Every bill creates winners and losers. Here's who stands to gain and who bears the cost.

Who Benefits

  • Governor — The governor gains additional, regularly schedulable appointment opportunities because three seats now run concurrent with the governor, increasing the executive’s ability to shape the commission within a single term.
  • Statewide at-large interests (recreational and non-coastal fishing constituencies) — Increasing at-large seats from four to six raises the absolute number of seats available to statewide interests and can broaden representation beyond coastal commercial actors.
  • Department of Wildlife and Fisheries — A larger commission can spread workload, add subject-matter diversity, and reduce pressure on individual commissioners to cover multiple issue areas.
  • Prospective appointees and stakeholder coalitions — More seats create more opportunities for industry, conservation, and academic nominees to gain placement on the commission, allowing more stakeholder groups to secure a voice.

Who Bears the Cost

  • Coastal commercial fishing and fur industry representatives — Although they keep three guaranteed seats, their relative share of the commission drops from 3/7 to 3/9, reducing proportional influence over votes and agendas.
  • State Senate — The Senate must process more confirmation hearings and votes, increasing workload for committees and staff.
  • Taxpayers and agency budget administrators — Adding members may carry small recurring costs (per diem, travel, administrative support) that the Department and Legislature will need to budget for.
  • Existing commissioners and administrators — Without transitional rules, current commissioners face uncertainty about how their existing terms or seat classifications will be adjusted, creating administrative and legal friction during implementation.

Key Issues

The Core Tension

The central tension is between expanding statewide representation and preserving the institutional voice of coastal commercial interests: the amendment creates more seats and more governor-linked appointment opportunities—improving flexibility and political responsiveness—while simultaneously reducing the proportional influence of coastal commercial representatives who were specifically guaranteed seats under the prior seven-member structure.

The amendment changes numbers and term labels but leaves critical implementation questions open.

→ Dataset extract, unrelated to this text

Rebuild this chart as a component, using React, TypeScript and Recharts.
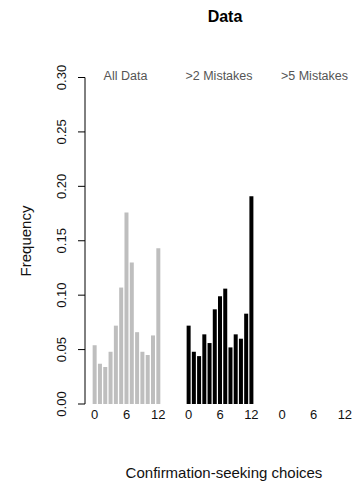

It does not specify how the two new seats are initially filled, whether any existing seats convert into the governor-concurrent class, or how to reconcile staggered six-year terms with three seats that turn over with the governor.

Those omissions mean the amendment accomplishes only the high-level resizing; practical deployment will require follow-up legislation or administrative rules to assign term lengths, set appointment schedules, and revise statutes that still presume a seven-member commission.

The amendment also creates a representational trade-off: it preserves absolute coastal commercial representation while diluting that group's share of the commission and increasing the number of at-large seats. That shift may alter policy outcomes (harvest limits, season-setting, habitat priorities) by changing vote coalitions.

Finally, because the change is constitutional, timing and sequencing matter—if voters approve, the state must decide how and when to implement the new structure without disrupting ongoing regulatory work or violating incumbents’ protected terms.